Meloni stretta in una tenaglia tra la guerra del leghista ai migranti, il Pnrr e il Patto di stabilità
La tenaglia in cui si trova stretta Giorgia Meloni è dura da sopportare. Forse persino troppo, considerando che il governo è in carica da poche settimane. Ma tant’è. L’ultima cosa utile in questo momento, con i problemi irrisolti del Patto di stabilità e del Pnrr, era inaugurare un conflitto sui migranti con la Francia e, in via indiretta, con il resto dell’Unione. Peraltro l’intera vicenda sembra condotta da Roma con imperizia e un certo velleitarismo. Era interesse del destra-centro aprire il contenzioso? In apparenza, no.
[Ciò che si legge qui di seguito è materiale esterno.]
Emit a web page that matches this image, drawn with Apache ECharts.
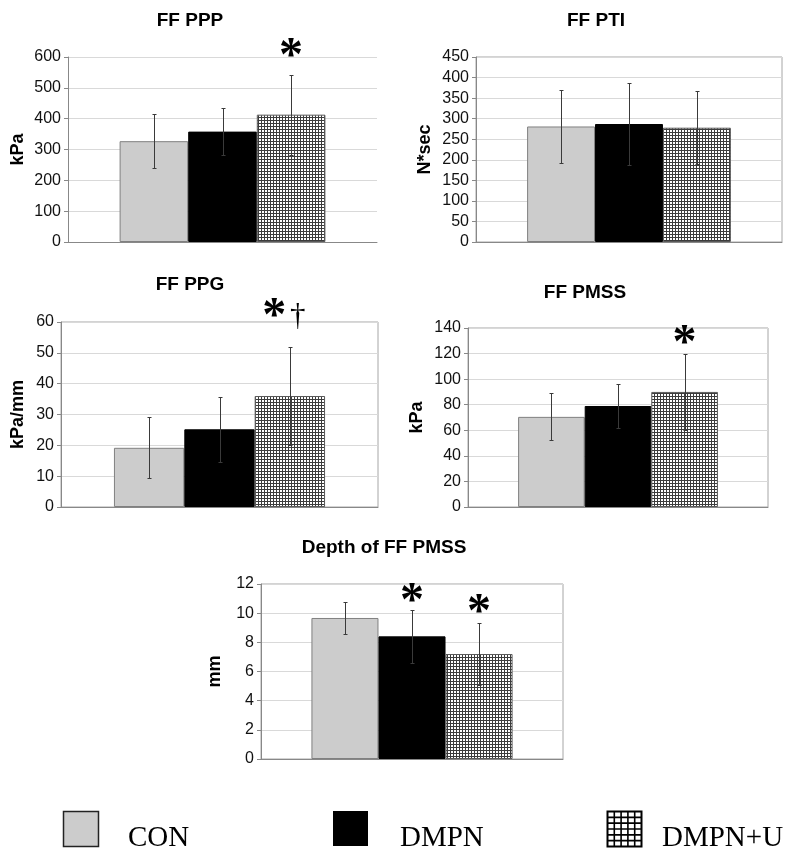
<!DOCTYPE html>
<html><head><meta charset="utf-8">
<script src="https://cdn.jsdelivr.net/npm/echarts@6/dist/echarts.min.js"></script>
<style>html,body{margin:0;padding:0;background:#fff}#c{width:800px;height:858px}</style>
</head><body><div id="c"></div>
<script>
// ---- data ----
const groups = ['CON', 'DMPN', 'DMPN+U'];
const titles = ['FF PPP', 'FF PTI', 'FF PPG', 'FF PMSS', 'Depth of FF PMSS'];
const units = ['kPa', 'N*sec', 'kPa/mm', 'kPa', 'mm'];
const yMax = [600, 450, 60, 140, 12];
const yStep = [100, 50, 10, 20, 2];

const pppMean = [327, 358, 413];     const pppSd = [88, 75, 130];
const ptiMean = [281, 287, 278];     const ptiSd = [89, 99, 89];
const ppgMean = [19.2, 25.2, 36];    const ppgSd = [9.9, 10.5, 16];
const pmssMean = [70.5, 79, 90];     const pmssSd = [18.3, 17, 30];
const depthMean = [9.67, 8.41, 7.2]; const depthSd = [1.1, 1.83, 2.1];

// significance marks and the value they sit at
const pppSig = ['', '', '*'];     const pppSigAt = [0, 0, 627];
const ptiSig = ['', '', ''];      const ptiSigAt = [0, 0, 0];
const ppgSig = ['', '', '*†'];    const ppgSigAt = [0, 0, 64.2];
const pmssSig = ['', '', '*'];    const pmssSigAt = [0, 0, 134];
const depthSig = ['', '*', '*'];  const depthSigAt = [0, 11.37, 10.58];

// ---- styling / layout ----
const BAR_FRAC = 0.222;
const pat = document.createElement('canvas'); pat.width = 3; pat.height = 3;
const pg = pat.getContext('2d');
pg.fillStyle = '#ffffff'; pg.fillRect(0, 0, 3, 3);
pg.fillStyle = '#3c3c3c'; pg.fillRect(0, 0, 3, 1); pg.fillRect(0, 0, 1, 3);
const fills = ['#cccccc', '#000000', {image: pat, repeat: 'repeat'}];
const borders = ['#808080', '#000000', '#5a5a5a'];

const panels = [
  {mean: pppMean, sd: pppSd, sig: pppSig, sigAt: pppSigAt, grid: {left: 68, top: 57, width: 309, height: 185}, border: false, tx: 190, ty: 21, gap: 41},
  {mean: ptiMean, sd: ptiSd, sig: ptiSig, sigAt: ptiSigAt, grid: {left: 476, top: 57, width: 306, height: 185}, border: true, tx: 596, ty: 21, gap: 42},
  {mean: ppgMean, sd: ppgSd, sig: ppgSig, sigAt: ppgSigAt, grid: {left: 61, top: 322, width: 317, height: 185}, border: true, tx: 190, ty: 285, gap: 34},
  {mean: pmssMean, sd: pmssSd, sig: pmssSig, sigAt: pmssSigAt, grid: {left: 468, top: 328, width: 300, height: 179}, border: true, tx: 585, ty: 293, gap: 42},
  {mean: depthMean, sd: depthSd, sig: depthSig, sigAt: depthSigAt, grid: {left: 261, top: 584, width: 302, height: 175}, border: true, tx: 384, ty: 548, gap: 37}
];

const grid = [], xAxis = [], yAxis = [], series = [], graphic = [];
panels.forEach((p, k) => {
  grid.push(Object.assign({show: p.border, borderColor: '#a6a6a6', borderWidth: 1, backgroundColor: 'transparent'}, p.grid));
  xAxis.push({type: 'category', gridIndex: k, data: [''], axisTick: {show: false}, axisLabel: {show: false},
    axisLine: {lineStyle: {color: '#888888', width: 1}}});
  yAxis.push({type: 'value', gridIndex: k, min: 0, max: yMax[k], interval: yStep[k],
    name: units[k], nameLocation: 'middle', nameGap: p.gap,
    nameTextStyle: {fontFamily: 'Liberation Sans', fontWeight: 'bold', fontSize: 18, color: '#000'},
    axisLine: {show: true, lineStyle: {color: '#888888', width: 1}},
    axisTick: {show: true, length: 4, lineStyle: {color: '#888888'}},
    axisLabel: {fontFamily: 'Liberation Sans', fontSize: 16, color: '#111', margin: 7},
    splitLine: {lineStyle: {color: '#d9d9d9', width: 1}}});
  groups.forEach((gname, i) => {
    series.push({type: 'bar', name: gname, xAxisIndex: k, yAxisIndex: k, data: [p.mean[i]],
      barWidth: (BAR_FRAC * 100) + '%', barGap: '0%',
      itemStyle: {color: fills[i], borderColor: borders[i], borderWidth: 1}, silent: true, z: 2});
  });
  const mean = p.mean, sd = p.sd;
  series.push({type: 'custom', xAxisIndex: k, yAxisIndex: k, z: 5, silent: true,
    data: mean.map(m => [0, m]),
    renderItem: function (params, api) {
      const i = params.dataIndex;
      const c = api.coord([0, mean[i]]);
      const bw = api.size([1, 0])[0] * BAR_FRAC;
      const x = Math.round(c[0] + (i - 1) * bw) + 0.5;
      const y1 = Math.round(api.coord([0, mean[i] + sd[i]])[1]) + 0.5;
      const y0 = Math.round(api.coord([0, mean[i] - sd[i]])[1]) + 0.5;
      const st = {stroke: '#3a3a3a', lineWidth: 1};
      return {type: 'group', children: [
        {type: 'line', shape: {x1: x, y1: y1, x2: x, y2: y0}, style: st},
        {type: 'line', shape: {x1: x - 2, y1: y1, x2: x + 2, y2: y1}, style: st},
        {type: 'line', shape: {x1: x - 2, y1: y0, x2: x + 2, y2: y0}, style: st}
      ]};
    }});
  const sig = p.sig, sigAt = p.sigAt;
  series.push({type: 'custom', xAxisIndex: k, yAxisIndex: k, z: 6, silent: true, clip: false,
    data: sigAt.map(v => [0, Math.min(v, yMax[k])]),
    renderItem: function (params, api) {
      const i = params.dataIndex;
      if (!sig[i]) return null;
      const c = api.coord([0, 0]);
      const bw = api.size([1, 0])[0] * BAR_FRAC;
      const x = c[0] + (i - 1) * bw;
      const yTop = api.coord([0, yMax[k]])[1];
      const yBot = api.coord([0, 0])[1];
      const y = yBot - (yBot - yTop) * sigAt[i] / yMax[k];
      const children = [];
      const hasDagger = sig[i].indexOf('†') >= 0;
      const ax = hasDagger ? x - 15.5 : x;
      children.push({type: 'text', x: ax, y: y + 9, style: {text: '*', font: 'bold 48px "Liberation Serif"', fill: '#000', align: 'center', verticalAlign: 'middle'}});
      if (hasDagger) children.push({type: 'text', x: x + 8, y: y + 8, style: {text: '†', font: '31px "Liberation Serif"', fill: '#000', align: 'center', verticalAlign: 'middle'}});
      return {type: 'group', children: children};
    }});
  graphic.push({type: 'text', x: p.tx, y: p.ty, style: {text: titles[k], font: 'bold 19px "Liberation Sans"', fill: '#000', align: 'center', verticalAlign: 'middle'}});
});

// legend (drawn as graphics)
const legX = [63, 333, 607], legTextX = [128, 400, 662];
graphic.push({type: 'rect', shape: {x: legX[0] + 0.5, y: 811.5, width: 35, height: 35}, style: {fill: '#cccccc', stroke: '#222', lineWidth: 1.5}});
graphic.push({type: 'rect', shape: {x: legX[1], y: 811, width: 35, height: 35}, style: {fill: '#000000'}});
graphic.push({type: 'rect', shape: {x: legX[2] + 0.5, y: 811.5, width: 34, height: 35}, style: {fill: '#ffffff', stroke: '#000', lineWidth: 2}});
for (let c = 1; c < 5; c++) {
  const xx = legX[2] + 0.5 + c * 34 / 5;
  graphic.push({type: 'line', shape: {x1: xx, y1: 811.5, x2: xx, y2: 846.5}, style: {stroke: '#000', lineWidth: 1.6}});
}
for (let r = 1; r < 6; r++) {
  const yy = 811.5 + r * 35 / 6;
  graphic.push({type: 'line', shape: {x1: legX[2] + 0.5, y1: yy, x2: legX[2] + 34.5, y2: yy}, style: {stroke: '#000', lineWidth: 1.6}});
}
groups.forEach((gname, i) => {
  graphic.push({type: 'text', x: legTextX[i], y: 838, style: {text: gname, font: '29px "Liberation Serif"', fill: '#000', align: 'left', verticalAlign: 'middle'}});
});

const chart = echarts.init(document.getElementById('c'));
chart.setOption({animation: false, backgroundColor: '#ffffff', grid, xAxis, yAxis, series, graphic});
</script>
</body></html>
Di sicuro non era interesse della presidente del Consiglio, desiderosa invece di accreditarsi nelle capitali europee. Tuttavia il peggio è accaduto per varie ragioni. Una delle quali è l’attitudine di Salvini: per un verso il capo leghista tenta di dettare l’agenda, quanto meno sul controllo dei porti, vecchio cavallo di battaglia; e per l’altro lascia che sia la premier a sbrogliarsela, visto che lui non ha motivo per volerla tranquilla al centro della scena.
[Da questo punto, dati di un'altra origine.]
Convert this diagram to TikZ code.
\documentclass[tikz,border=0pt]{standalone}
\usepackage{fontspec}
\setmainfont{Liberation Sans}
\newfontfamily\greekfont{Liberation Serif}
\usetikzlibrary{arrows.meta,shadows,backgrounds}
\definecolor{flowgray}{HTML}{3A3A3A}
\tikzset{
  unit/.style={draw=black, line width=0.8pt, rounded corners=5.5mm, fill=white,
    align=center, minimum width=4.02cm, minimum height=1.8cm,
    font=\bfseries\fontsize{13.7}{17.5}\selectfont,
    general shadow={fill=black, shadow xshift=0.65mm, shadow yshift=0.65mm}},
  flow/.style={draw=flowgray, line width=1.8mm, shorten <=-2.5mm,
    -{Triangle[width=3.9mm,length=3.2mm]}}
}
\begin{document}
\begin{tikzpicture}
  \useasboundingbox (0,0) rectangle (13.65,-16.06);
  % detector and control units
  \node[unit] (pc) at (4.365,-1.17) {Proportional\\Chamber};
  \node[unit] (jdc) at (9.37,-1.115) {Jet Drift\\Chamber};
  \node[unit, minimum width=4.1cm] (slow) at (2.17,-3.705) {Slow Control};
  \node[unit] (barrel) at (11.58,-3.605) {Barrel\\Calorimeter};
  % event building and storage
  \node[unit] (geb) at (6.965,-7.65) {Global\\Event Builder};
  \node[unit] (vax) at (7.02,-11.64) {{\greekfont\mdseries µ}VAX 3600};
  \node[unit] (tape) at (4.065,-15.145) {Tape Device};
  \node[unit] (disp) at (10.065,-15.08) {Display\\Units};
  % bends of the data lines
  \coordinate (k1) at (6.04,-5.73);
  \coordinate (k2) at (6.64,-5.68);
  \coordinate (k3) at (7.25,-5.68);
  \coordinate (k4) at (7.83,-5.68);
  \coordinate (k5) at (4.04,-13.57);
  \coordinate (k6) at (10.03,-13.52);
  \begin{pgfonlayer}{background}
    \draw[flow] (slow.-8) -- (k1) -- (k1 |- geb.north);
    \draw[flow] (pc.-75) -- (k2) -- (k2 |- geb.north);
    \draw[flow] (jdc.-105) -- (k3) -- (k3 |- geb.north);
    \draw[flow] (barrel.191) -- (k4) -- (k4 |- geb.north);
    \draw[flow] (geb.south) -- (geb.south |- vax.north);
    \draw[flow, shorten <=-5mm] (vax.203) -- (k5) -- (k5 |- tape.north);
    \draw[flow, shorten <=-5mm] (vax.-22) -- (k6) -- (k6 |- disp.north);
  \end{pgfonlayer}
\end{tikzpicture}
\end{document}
La guerra ai migranti, alle navi, alle Ong era destinata alla sconfitta in partenza: al momento attuale il governo non ha gli strumenti per vincerla. Prima deve costruire una rete di relazioni oltralpe, magari cominciando dalla Germania. L’ostilità dei mass-media è evidente e in Europa c’è chi non vedeva l’ora di far inciampare la destra italiana. Non occorreva un particolare talento per capirlo. Giorgia Meloni, per la verità, aveva cercato di seguire una linea accomodante, in particolare con la Francia, ricercando un’intesa, ma con ogni evidenza ha sottovalutato la posta in gioco.
È stato un errore pensare di risolvere il problema, che si trascina da anni, attraverso una garbata richiesta di solidarietà e poi scivolare nella gaffe di presentare come un cedimento il gesto di buona volontà francese. Così come ora lascia perplessi la reazione del ministro della Difesa che dice: “Vogliamo obbligare l’Unione europea a non voltarsi dall’altra parte e a prendere una decisione seria, razionale, definitiva”.
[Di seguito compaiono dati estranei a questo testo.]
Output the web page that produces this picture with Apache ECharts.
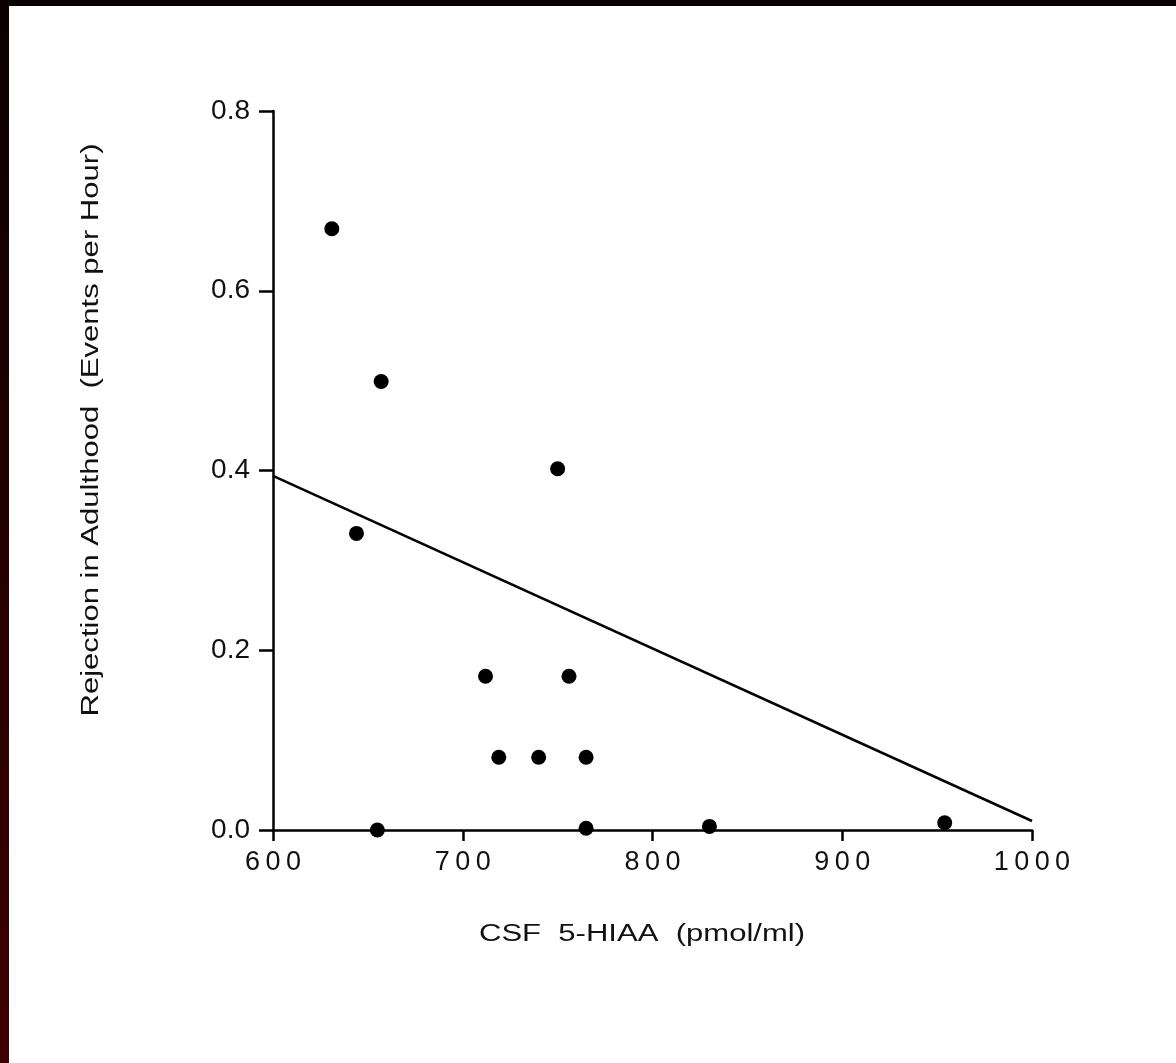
<!DOCTYPE html>
<html><head><meta charset="utf-8">
<script src="https://cdn.jsdelivr.net/npm/echarts@6/dist/echarts.min.js"></script>
<style>
html,body{margin:0;padding:0;width:1176px;height:1063px;overflow:hidden;background:linear-gradient(to bottom,#0a0000,#3e0000);}
#c{position:absolute;left:9px;top:6px;width:1167px;height:1057px;background:#fff;}
</style></head><body>
<div id="c"></div>
<script>
var xTicks = [600, 700, 800, 900, 1000];
var yTicks = [0.0, 0.2, 0.4, 0.6, 0.8];
var csfHIAA = [631, 657, 750, 644, 712, 756, 719, 740, 765, 655, 765, 830, 954];
var rejection = [0.669, 0.499, 0.402, 0.330, 0.171, 0.171, 0.081, 0.081, 0.081, 0.0, 0.002, 0.004, 0.008];
var fitX = [600, 1000];
var fitY = [0.394, 0.010];
var xTitle = 'CSF  5-HIAA  (pmol/ml)';
var yTitle = 'Rejection in Adulthood  (Events per Hour)';

var chart = echarts.init(document.getElementById('c'), null, {renderer:'canvas'});
var font = 'Liberation Sans, Arial, sans-serif';
function spaced(s){ return String(s).split('').join('\u2009'); }
chart.setOption({
  animation:false,
  backgroundColor:'#fff',
  grid:{left:264, top:105, width:759, height:719},
  xAxis:{type:'value', min:600, max:1000, interval:100,
    axisLine:{lineStyle:{color:'#000', width:2.5}},
    axisTick:{show:true, inside:false, length:11, lineStyle:{color:'#000', width:2.5}},
    axisLabel:{color:'#111', fontSize:27, fontFamily:font, margin:19,
      formatter:function(v){return xTicks.indexOf(v)>=0 ? spaced(v) : '';}},
    splitLine:{show:false}},
  yAxis:{type:'value', min:0, max:0.8, interval:0.2,
    axisLine:{show:true, lineStyle:{color:'#000', width:2.5}},
    axisTick:{show:true, inside:false, length:14, lineStyle:{color:'#000', width:2.5}},
    axisLabel:{color:'#111', fontSize:28, fontFamily:font, margin:23,
      formatter:function(v){return v.toFixed(1);}},
    splitLine:{show:false}},
  graphic:[
    {type:'text', x:633, y:929, scaleX:1.35, style:{text:xTitle, font:'23px '+font, fill:'#111', align:'center', verticalAlign:'middle'}},
    {type:'text', x:83, y:424, rotation:Math.PI/2, scaleX:1.35, style:{text:yTitle, font:'23px '+font, fill:'#111', align:'center', verticalAlign:'middle'}}
  ],
  series:[
    {type:'line', data:fitX.map(function(x,i){return [x, fitY[i]];}), showSymbol:false, symbol:'none',
      lineStyle:{color:'#000', width:2.5}, z:3},
    {type:'scatter', data:csfHIAA.map(function(x,i){return [x, rejection[i]];}), symbol:'circle', symbolSize:15,
      itemStyle:{color:'#000', opacity:1}, z:4}
  ]
});
</script>
</body></html>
Obbligare? Questo atteggiamento, che vuole rappresentare l’orgoglio nazionale, in realtà dimostra debolezza. Da un lato infatti c’è un esecutivo appena nato, figlio di una cultura politica in buona misura eterodossa rispetto all’Europa come l’abbiamo conosciuta dal dopoguerra a oggi. Dall’altro c’è una Francia diffidente, timorosa del contagio destrorso, guidata da un Macron forte grazie ai poteri di cui dispone, ma fragile in parlamento. Un Macron che si considera il “lord protettore” di un’Italia riottosa e non esita a dimostrarlo, non senza una dose di arroganza.
Oggi la premier, che ha appena avuto l’occasione di confermare la sua lealtà all’alleanza atlantica, incontrerà Manfred Weber, autorevole esponente dei Popolari tedeschi. Questi desidera rapporti di buon vicinato con Fratelli d’Italia per coinvolgerli nella tutela degli equilibri a Bruxelles.
A sua volta, Giorgia Meloni può trarre vantaggio dal rapporto col Ppe, sullo sfondo delle crepe che attraversano il fronte franco-tedesco non più compatto come un tempo. È chiaro tuttavia che al governo italiano serve un’idea positiva su come stare in Europa; un’idea strategica senza la quale si troverà in balia di episodi sempre più distruttivi.